The Other Side of the COVID Death Wave – A case of complicated grieving in the Muslim community
Almost 12 months on from the peak of the 2021 Covid 19 death wave that saw the most significant loss of life due to a single cause ever to strike the Muslim community in NSW, people are still coming to terms with the traumatic events that lead to the sudden death of so many loved ones. Conspiracy theories aside, there were failures at all levels of the health and justice systems that put people from culturally and linguistically diverse communities at greater risk of misinformation, confusion and confrontations with police. This presentation will explore a number of contributing factors that made losing a loved one during the height of the pandemic even more difficult to cope with and has lead to what is now known as a disconnected and more complicated grieving.

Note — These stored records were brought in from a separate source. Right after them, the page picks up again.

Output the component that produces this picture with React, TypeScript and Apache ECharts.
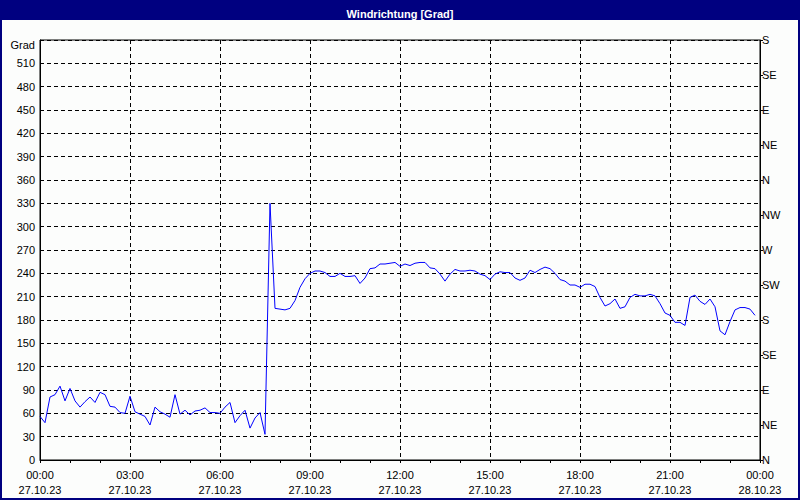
import React, { useEffect, useRef } from "react";
import * as echarts from "echarts";

const TITLE = "Windrichtung [Grad]";
const Y_UNIT = "Grad";
const START_DATE = "27.10.23";
const END_DATE = "28.10.23";
const STEP_MINUTES = 10;

// wind direction every 10 minutes from 00:00 to 23:50
const windDirection: number[] = [
  56, 48, 81, 84, 95, 76, 92, 76, 68, 75,
  81, 74, 87, 84, 69, 68, 61, 60, 82, 62,
  59, 56, 45, 68, 62, 59, 55, 84, 59, 64,
  58, 63, 64, 67, 61, 61, 60, 68, 74, 48,
  57, 64, 41, 54, 61, 33, 330, 195, 194, 193,
  195, 205, 222, 233, 240, 243, 243, 241, 236, 236,
  240, 236, 236, 237, 227, 234, 246, 247, 252, 252,
  253, 254, 249, 252, 250, 253, 254, 254, 247, 246,
  239, 230, 239, 245, 243, 243, 244, 243, 239, 237,
  232, 239, 242, 241, 241, 234, 231, 234, 244, 241,
  245, 248, 246, 240, 232, 230, 225, 225, 222, 226,
  226, 223, 209, 198, 201, 207, 195, 197, 209, 213,
  211, 211, 213, 211, 201, 189, 186, 177, 177, 173,
  209, 212, 204, 200, 207, 197, 166, 161, 178, 193,
  196, 196, 194, 186,
];

const compassLabels = ["N", "NE", "E", "SE", "S", "SW", "W", "NW", "N", "NE", "E", "SE", "S"];

const FONT = "'Liberation Sans', Arial, sans-serif";

export default function App() {
  const ref = useRef<HTMLDivElement>(null);
  useEffect(() => {
    if (!ref.current) return;
    const chart = echarts.init(ref.current, undefined, { renderer: "svg" });
    const seriesData = windDirection.map((v, i) => [i * STEP_MINUTES, v]);
    const dashed = { show: true, lineStyle: { color: "#000", type: [4, 3] as any, width: 1 } };
    chart.setOption({
      animation: false,
      backgroundColor: "#fcfdfc",
      textStyle: { fontFamily: FONT },
      title: {
        text: TITLE,
        left: "center",
        top: 3,
        textStyle: { color: "#ffffff", fontSize: 11, fontWeight: "bold", fontFamily: FONT },
        z: 10,
      },
      graphic: [
        { type: "rect", z: 1, shape: { x: 0, y: 0, width: 800, height: 20 }, style: { fill: "#000080" } },
        {
          type: "rect",
          z: 100,
          shape: { x: 1, y: 1, width: 798, height: 498 },
          style: { fill: "none", stroke: "#000080", lineWidth: 2 },
        },
      ],
      grid: {
        left: 40,
        right: 40,
        top: 40,
        bottom: 40,
        show: true,
        borderColor: "#000",
        borderWidth: 1,
        backgroundColor: "transparent",
      },
      xAxis: {
        type: "value",
        min: 0,
        max: 1440,
        interval: 180,
        axisLine: { show: true, lineStyle: { color: "#000" } },
        axisTick: { show: true, length: 3, lineStyle: { color: "#000" } },
        minorTick: { show: true, splitNumber: 3, length: 3, lineStyle: { color: "#000" } },
        splitLine: dashed,
        axisLabel: {
          color: "#000",
          fontSize: 11,
          fontFamily: FONT,
          lineHeight: 15,
          margin: 7,
          showMinLabel: true,
          showMaxLabel: true,
          formatter: (v: number) => {
            const h = Math.floor(v / 60) % 24;
            const hh = (h < 10 ? "0" : "") + h + ":00";
            return hh + "\n" + (v >= 1440 ? END_DATE : START_DATE);
          },
        },
      },
      yAxis: [
        {
          type: "value",
          min: 0,
          max: 540,
          interval: 30,
          position: "left",
          axisLine: { show: true, lineStyle: { color: "#000" } },
          axisTick: { show: false },
          splitLine: dashed,
          axisLabel: {
            color: "#000",
            fontSize: 11,
            fontFamily: FONT,
            margin: 5,
            formatter: (v: number) => (v === 540 ? "{u|" + Y_UNIT + "}" : String(v)),
            rich: { u: { fontSize: 11, fontFamily: FONT, color: "#000", padding: [9, 0, 0, 0] } },
          },
        },
        {
          type: "value",
          min: 0,
          max: 540,
          interval: 45,
          position: "right",
          axisLine: { show: true, lineStyle: { color: "#000" } },
          axisTick: { show: true, length: 3, lineStyle: { color: "#000" } },
          splitLine: { show: false },
          axisLabel: {
            color: "#000",
            fontSize: 11,
            fontFamily: FONT,
            margin: 2,
            formatter: (v: number) => compassLabels[Math.round(v / 45)] ?? "",
          },
        },
      ],
      series: [
        {
          type: "line",
          data: seriesData,
          yAxisIndex: 0,
          showSymbol: false,
          symbol: "none",
          lineStyle: { color: "#0000ff", width: 1 },
          itemStyle: { color: "#0000ff" },
        },
      ],
    });
    return () => chart.dispose();
  }, []);
  return (
    <div
      ref={ref}
      style={{ position: "absolute", left: 0, top: 0, width: 800, height: 500 }}
    />
  );
}
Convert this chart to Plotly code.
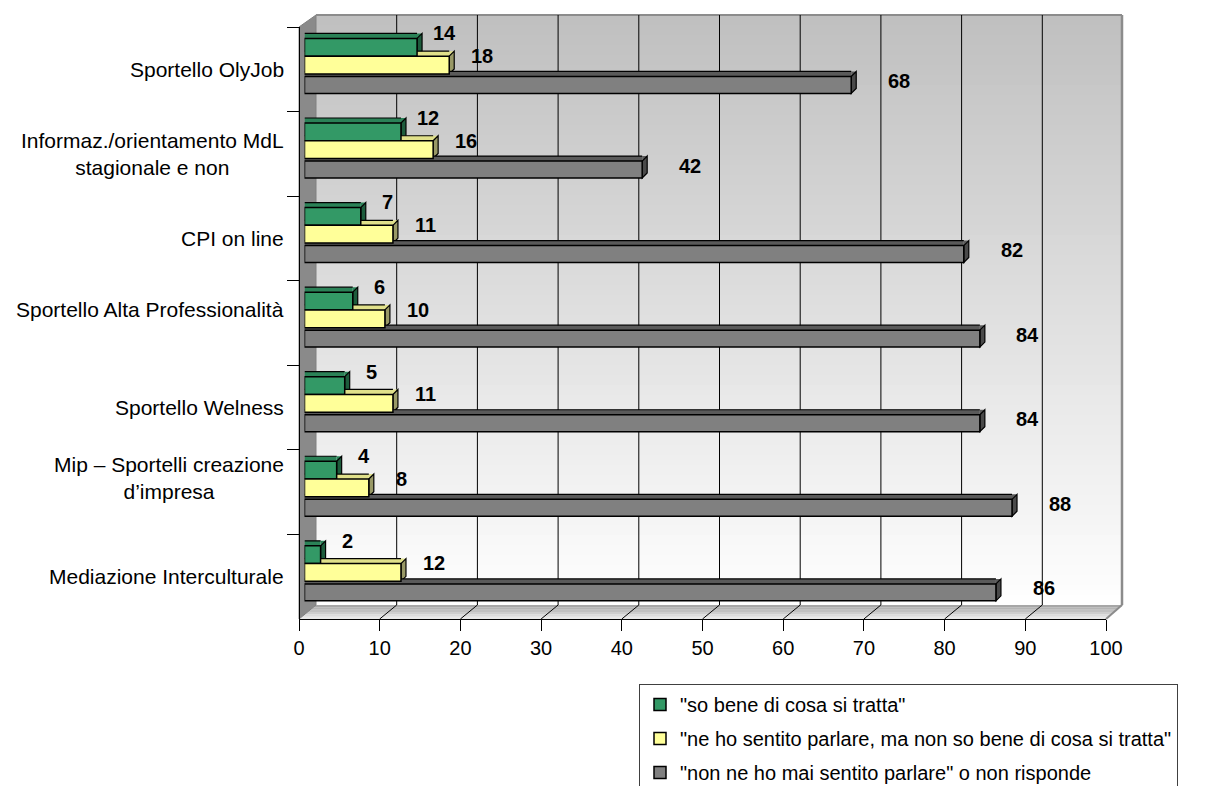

Muslim Chaplin, Funeral Director
Mariam Ardati is a Funeral Director, Consultant and Educator based in Sydney. Following an information management pathway and many years working in health-related industries, Mariam a keen interest in the death-care sector. For over 15 years, she has dedicated her time as both a volunteer and care consultant for a number of funeral services, performing the final rites in accordance with Islamic tradition, providing spiritual and practical care to the grieving, and assisting families through the coroner’s court and its processes. As a death-literacy advocate, Mariam also runs Death Cafes and workshops on death and dying from an Islamic perspective. These workshops were created to assist health professionals and support staff in government and non-government organisations develop more informed approaches to culturally appropriate therapy models and coping strategies for Muslim patients and their families.